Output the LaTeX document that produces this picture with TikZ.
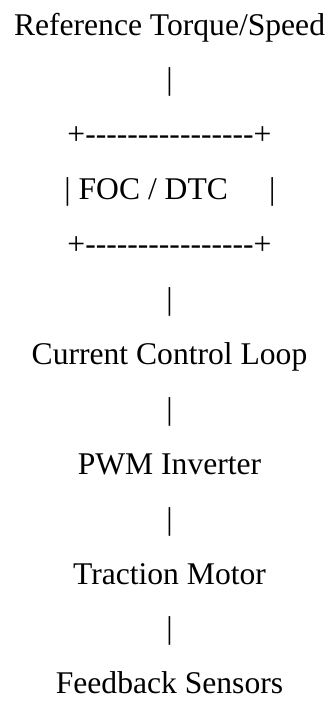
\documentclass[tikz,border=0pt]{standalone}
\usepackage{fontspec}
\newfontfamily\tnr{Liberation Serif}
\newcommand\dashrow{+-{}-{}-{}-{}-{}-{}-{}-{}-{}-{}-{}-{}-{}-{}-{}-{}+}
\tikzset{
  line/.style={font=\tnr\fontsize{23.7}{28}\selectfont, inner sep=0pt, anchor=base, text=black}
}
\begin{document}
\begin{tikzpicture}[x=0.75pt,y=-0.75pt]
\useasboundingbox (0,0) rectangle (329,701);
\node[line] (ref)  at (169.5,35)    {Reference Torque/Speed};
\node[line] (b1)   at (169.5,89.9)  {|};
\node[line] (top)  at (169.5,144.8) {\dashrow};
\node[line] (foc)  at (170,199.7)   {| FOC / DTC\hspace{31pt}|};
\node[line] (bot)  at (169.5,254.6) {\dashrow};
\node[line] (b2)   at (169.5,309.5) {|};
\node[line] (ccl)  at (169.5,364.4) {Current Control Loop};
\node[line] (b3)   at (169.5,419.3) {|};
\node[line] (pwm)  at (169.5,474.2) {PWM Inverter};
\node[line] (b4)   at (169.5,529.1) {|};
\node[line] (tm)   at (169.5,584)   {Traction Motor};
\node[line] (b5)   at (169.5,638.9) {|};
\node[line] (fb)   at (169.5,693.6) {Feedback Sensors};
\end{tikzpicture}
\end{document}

☆ ☆ ☆

PROBLEM REQUIREMENTS:
Word for word, quote the full listing, omitting every picture.

FINAL ANSWER:
Output the LaTeX document that produces this picture with TikZ.
\documentclass[tikz,border=0pt]{standalone}
\usepackage{fontspec}
\newfontfamily\tnr{Liberation Serif}
\newcommand\dashrow{+-{}-{}-{}-{}-{}-{}-{}-{}-{}-{}-{}-{}-{}-{}-{}-{}+}
\tikzset{
  line/.style={font=\tnr\fontsize{23.7}{28}\selectfont, inner sep=0pt, anchor=base, text=black}
}
\begin{document}
\begin{tikzpicture}[x=0.75pt,y=-0.75pt]
\useasboundingbox (0,0) rectangle (329,701);
\node[line] (ref)  at (169.5,35)    {Reference Torque/Speed};
\node[line] (b1)   at (169.5,89.9)  {|};
\node[line] (top)  at (169.5,144.8) {\dashrow};
\node[line] (foc)  at (170,199.7)   {| FOC / DTC\hspace{31pt}|};
\node[line] (bot)  at (169.5,254.6) {\dashrow};
\node[line] (b2)   at (169.5,309.5) {|};
\node[line] (ccl)  at (169.5,364.4) {Current Control Loop};
\node[line] (b3)   at (169.5,419.3) {|};
\node[line] (pwm)  at (169.5,474.2) {PWM Inverter};
\node[line] (b4)   at (169.5,529.1) {|};
\node[line] (tm)   at (169.5,584)   {Traction Motor};
\node[line] (b5)   at (169.5,638.9) {|};
\node[line] (fb)   at (169.5,693.6) {Feedback Sensors};
\end{tikzpicture}
\end{document}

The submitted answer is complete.